It’s only five weeks or so until the summer holidays. It’s amazing to think I’ve been working at the school for almost sixteen weeks now.
For many of the TLG teachers in Georgia the end of school will mark an end to their adventure here. Most of the teachers from my orientation group will be heading home at the beginning of July, around the six month mark. Only a handful or so that I’m aware of will be staying until the end of the year or longer. It will be interesting to see what effect this will have on my experiences for the rest of the year. I already have some very good friends here who are staying until Christmas and this is great news. On the other hand however – and I admit this is to be expected – some of my close friends are heading home in July and will not be returning. I will definitely miss these people, there is no doubt about that, but it’s good that we live in the age of Facebook and Skype to stay in touch. Interestingly, my 2007 edition of Microsoft Word recognises ‘Skype’ as a word but not ‘Facebook’. Make of it what you will!
I have to admit that over the last few months I seen less of friends friends than I did at the beginning of our Georgian adventure. One of the reasons for this is the various health problems I’ve had – pneumonia, temperatures and stomach problems, for example – which for a time kept me in the confines of my house. Very frustrating I assure you. One of the consequences of being at home more often, and this ties in with why I haven’t seen friends as much in recent times, is because my relationship with my family has become much stronger. I am really happy that I enjoy living with them and at times I feel I have as much comfort and security as I do at home in Scotland. I would have to say I am genuinely grateful for my current situation and feel very fortunate to have such a warm and loving host-family.
I know many TLG’ers who have had issues with their respective host-families. With a programme as big as this it’s always going to be inevitable. I feel so fortunate because, quite frankly, I wouldn’t change a thing about my experiences so far here in Georgia. Granted, I’d rather not have the occasional health issue, but in my eyes this is only a minor inconvenience given just how happy and content I am here. My host-family have told me plenty of times that we are a family for life and I will always be welcome back in the future. In fact, they have also expressed their desire for me to stay in the country for good and even marry a local Georgian girl! I tend to have a ‘never say never’ mentality so I certainly won’t rule it out...
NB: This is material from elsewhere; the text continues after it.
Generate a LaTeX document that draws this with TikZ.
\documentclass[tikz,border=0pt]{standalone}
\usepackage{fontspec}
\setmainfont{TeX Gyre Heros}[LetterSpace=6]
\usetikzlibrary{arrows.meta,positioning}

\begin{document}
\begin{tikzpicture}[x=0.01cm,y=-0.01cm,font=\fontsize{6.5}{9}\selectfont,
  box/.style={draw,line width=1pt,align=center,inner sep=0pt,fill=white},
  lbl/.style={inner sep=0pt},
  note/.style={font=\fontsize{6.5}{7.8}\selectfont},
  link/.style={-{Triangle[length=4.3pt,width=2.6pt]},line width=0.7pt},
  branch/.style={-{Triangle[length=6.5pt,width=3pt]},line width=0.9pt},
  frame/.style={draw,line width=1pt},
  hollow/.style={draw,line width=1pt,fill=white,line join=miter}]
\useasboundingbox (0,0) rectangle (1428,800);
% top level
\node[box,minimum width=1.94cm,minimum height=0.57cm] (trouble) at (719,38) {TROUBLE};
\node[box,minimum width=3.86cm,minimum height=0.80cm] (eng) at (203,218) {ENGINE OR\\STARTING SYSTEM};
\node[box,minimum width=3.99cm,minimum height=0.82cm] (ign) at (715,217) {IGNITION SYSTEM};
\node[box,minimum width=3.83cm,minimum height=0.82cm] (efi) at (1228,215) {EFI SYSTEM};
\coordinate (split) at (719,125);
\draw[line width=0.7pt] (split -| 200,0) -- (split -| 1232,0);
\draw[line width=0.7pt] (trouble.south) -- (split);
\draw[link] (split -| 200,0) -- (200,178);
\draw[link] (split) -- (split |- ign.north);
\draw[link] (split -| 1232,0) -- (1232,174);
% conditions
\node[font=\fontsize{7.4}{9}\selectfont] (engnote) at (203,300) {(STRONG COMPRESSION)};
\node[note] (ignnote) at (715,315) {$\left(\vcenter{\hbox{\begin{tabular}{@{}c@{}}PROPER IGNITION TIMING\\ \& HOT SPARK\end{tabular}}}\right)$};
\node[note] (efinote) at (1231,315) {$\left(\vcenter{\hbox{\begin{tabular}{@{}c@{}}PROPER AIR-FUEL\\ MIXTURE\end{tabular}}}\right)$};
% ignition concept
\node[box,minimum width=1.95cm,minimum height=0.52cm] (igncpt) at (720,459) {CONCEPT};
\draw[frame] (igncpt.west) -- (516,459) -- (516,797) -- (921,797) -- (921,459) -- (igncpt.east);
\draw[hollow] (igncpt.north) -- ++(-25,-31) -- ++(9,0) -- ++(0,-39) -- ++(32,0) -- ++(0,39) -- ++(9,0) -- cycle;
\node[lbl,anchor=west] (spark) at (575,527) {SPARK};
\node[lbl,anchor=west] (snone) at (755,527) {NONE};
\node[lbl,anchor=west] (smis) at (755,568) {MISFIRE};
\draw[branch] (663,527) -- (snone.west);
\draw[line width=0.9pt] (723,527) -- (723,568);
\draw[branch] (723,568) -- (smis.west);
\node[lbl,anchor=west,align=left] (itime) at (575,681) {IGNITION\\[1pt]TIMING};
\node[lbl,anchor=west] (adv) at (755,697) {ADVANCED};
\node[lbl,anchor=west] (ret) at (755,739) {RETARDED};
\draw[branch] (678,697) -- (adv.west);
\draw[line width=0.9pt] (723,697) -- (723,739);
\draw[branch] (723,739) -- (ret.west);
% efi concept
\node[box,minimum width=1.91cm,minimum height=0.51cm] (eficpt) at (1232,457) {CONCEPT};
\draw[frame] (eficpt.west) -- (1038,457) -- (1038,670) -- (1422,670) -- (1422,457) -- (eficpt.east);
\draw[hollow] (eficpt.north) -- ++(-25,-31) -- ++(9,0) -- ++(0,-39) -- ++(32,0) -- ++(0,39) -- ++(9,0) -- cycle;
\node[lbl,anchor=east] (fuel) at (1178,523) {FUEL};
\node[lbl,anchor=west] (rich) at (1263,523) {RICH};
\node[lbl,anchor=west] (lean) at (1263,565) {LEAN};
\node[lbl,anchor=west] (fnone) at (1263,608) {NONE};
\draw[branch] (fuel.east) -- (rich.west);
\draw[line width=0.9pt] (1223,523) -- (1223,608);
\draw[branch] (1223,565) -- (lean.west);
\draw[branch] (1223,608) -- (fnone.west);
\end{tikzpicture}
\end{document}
Over the past few weeks I have started to think about what I will do next year. As far as working abroad is concerned, it is something which needs plenty of thought. I think it’s important for me to begin this thought process now to give myself time to assess all of the potential avenues for the year ahead.
I have considered the possibility of teaching in South Korea next year, enough so that I have even posted my CV/resume on a few of the ESL websites. The lure of money is certainly enticing. South Korean schools, both private and public, pay around the highest wages in the world for ESL teachers (English as a Secondary Language), only second to Dubai as far as I’m aware. Having had plenty of responses from various schools around the country so far it would be perfectly feasible for me to teach there next year, or even sooner if I was to choose to do so. However, I am of course contracted to the TLG programme until December of this year, and I have absolutely no desire to cut short my time here.
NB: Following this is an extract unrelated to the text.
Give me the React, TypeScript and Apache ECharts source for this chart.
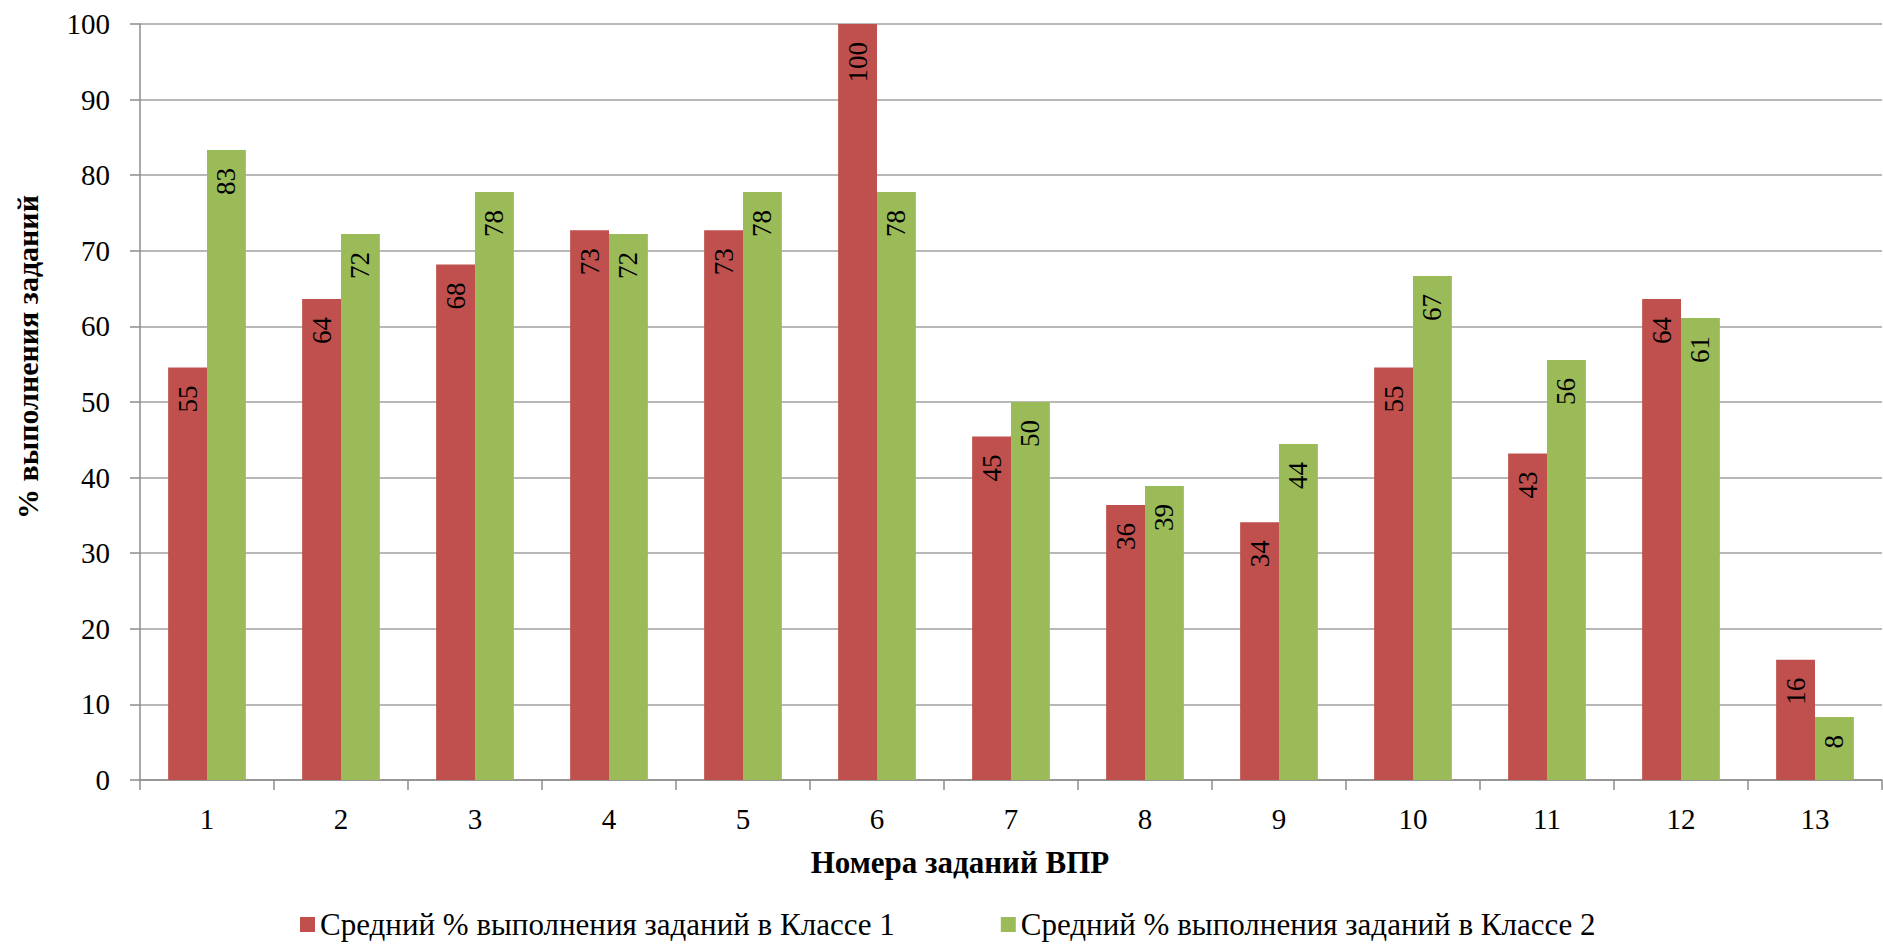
import React, { useEffect, useRef } from "react";
import * as echarts from "echarts";

const categories = ["1", "2", "3", "4", "5", "6", "7", "8", "9", "10", "11", "12", "13"];
const class1Values = [54.55, 63.64, 68.18, 72.73, 72.73, 100, 45.45, 36.36, 34.09, 54.55, 43.18, 63.64, 15.91];
const class2Values = [83.33, 72.22, 77.78, 72.22, 77.78, 77.78, 50, 38.89, 44.44, 66.67, 55.56, 61.11, 8.33];
const seriesNames = [
  "Средний % выполнения заданий в Классе 1",
  "Средний % выполнения заданий в Классе 2",
];
const xTitle = "Номера заданий ВПР";
const yTitle = "% выполнения заданий";

const FONT = "Liberation Serif";

export default function App() {
  const ref = useRef<HTMLDivElement>(null);
  useEffect(() => {
    if (!ref.current) return;
    const chart = echarts.init(ref.current, undefined, { renderer: "svg" });
    const label = {
      show: true,
      position: "insideTop",
      distance: 18,
      rotate: 90,
      align: "right",
      verticalAlign: "middle",
      color: "#000",
      fontFamily: FONT,
      fontSize: 27,
      formatter: (p: any) => String(Math.round(p.value)),
    };
    chart.setOption({
      animation: false,
      backgroundColor: "#fff",
      textStyle: { fontFamily: FONT },
      grid: { left: 140, right: 1, top: 24, bottom: 168, containLabel: false },
      legend: {
        left: 295,
        top: 904,
        itemWidth: 15,
        itemHeight: 15,
        itemGap: 106,
        icon: "rect",
        textStyle: { fontFamily: FONT, fontSize: 31, color: "#000" },
        data: seriesNames,
      },
      xAxis: {
        type: "category",
        data: categories,
        axisLine: { lineStyle: { color: "#8c8c8c", width: 1.5 } },
        axisTick: { show: true, alignWithLabel: false, length: 10, lineStyle: { color: "#8c8c8c", width: 1.5 } },
        axisLabel: { fontFamily: FONT, fontSize: 29, color: "#000", margin: 24 },
      },
      yAxis: {
        type: "value",
        min: 0,
        max: 100,
        interval: 10,
        axisLine: { show: true, lineStyle: { color: "#8c8c8c", width: 1.5 } },
        axisTick: { show: true, length: 10, lineStyle: { color: "#8c8c8c", width: 1.5 } },
        axisLabel: { fontFamily: FONT, fontSize: 29, color: "#000", margin: 30 },
        splitLine: { show: true, lineStyle: { color: "#a0a0a0", width: 1.5 } },
      },
      series: [
        {
          name: seriesNames[0],
          type: "bar",
          data: class1Values,
          itemStyle: { color: "#C0504D" },
          barGap: "0%",
          barCategoryGap: "42%",
          label,
        },
        {
          name: seriesNames[1],
          type: "bar",
          data: class2Values,
          itemStyle: { color: "#9BBB59" },
          barGap: "0%",
          barCategoryGap: "42%",
          label,
        },
      ],
      graphic: [
        {
          type: "text",
          x: 27,
          y: 357,
          rotation: Math.PI / 2,
          style: {
            text: yTitle,
            fontFamily: FONT,
            fontSize: 30,
            fontWeight: "bold",
            fill: "#000",
            align: "center",
            verticalAlign: "middle",
          },
        },
        {
          type: "text",
          x: 960,
          y: 862,
          style: {
            text: xTitle,
            fontFamily: FONT,
            fontSize: 31,
            fontWeight: "bold",
            fill: "#000",
            align: "center",
            verticalAlign: "middle",
          },
        },
      ],
    });
    return () => chart.dispose();
  }, []);
  return (
    <div
      ref={ref}
      style={{ position: "fixed", left: 0, top: 0, width: 1883, height: 948 }}
    />
  );
}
Aside from looking into the possibility of teaching in South Korea, I have also been considering staying in Georgia into 2012. The reasons for this? Feeling happy and content here are certainly big factors. I’ve yet to have any significant problems living in this country and I don’t envisage this changing over the coming months. Furthermore, I feel I am picking up the language quite well. I’m almost mastered their alphabet (33 letters as standard) and I can pronounce almost all of them. Reading is much more manageable than it was a few months ago, albeit it’s still a slow process. I am currently trying to learn some grammar too. Since coming back from Turkey I have realised just how much Georgian I know, because as I alluded to in a previous blog, I knew next to no Turkish when I was there. Coming back to Georgia it was so refreshing being able to speak to people, even if it was just the basics.
If I was to stay in Georgia in 2012 I could easily continue with the TLG programme. I’d certainly consider this, although I’d ideally be looking for something on the side. Private tutoring, perhaps. I’d likely be living in my own place and I can’t say I’d be able to survive on the TLG income alone. I am going to keep my eyes on some of the Georgian jobs websites over the coming months to see if there are any opportunities in the city. I’d love to work for the British Embassy or British Council, but to be truthful I’m not sure how qualified I am. I’ll just be patient in the mean time and continue to browse relevant websites to see if there are any potential opportunities for me.
To surmise what I’ve said in the above paragraphs, I only really see myself being in Georgia or South Korea next year. Of course, I could always end up in a different country, but in all probability I will be in either Georgia or South Korea. My long-term ambition is to become a teacher in the UK, whether it’s teaching in a primary or secondary school (that’s elementary and high school respectively, for our American friends), but I don’t feel I am ready for that just yet. I want to make the most of being young and I feel travelling the world – and teaching English along the way – is the best way to do this for me.
I am very excited about my future prospects. Wherever I will be I know I will always be appreciative of coming to Georgia because it has given me an experience unlike any other. Leaving Scotland was a brave move for me because I had never been away from my friends and family for any great length of time. But retrospect is a fine thing and looking back it was probably the best decisions I have ever made.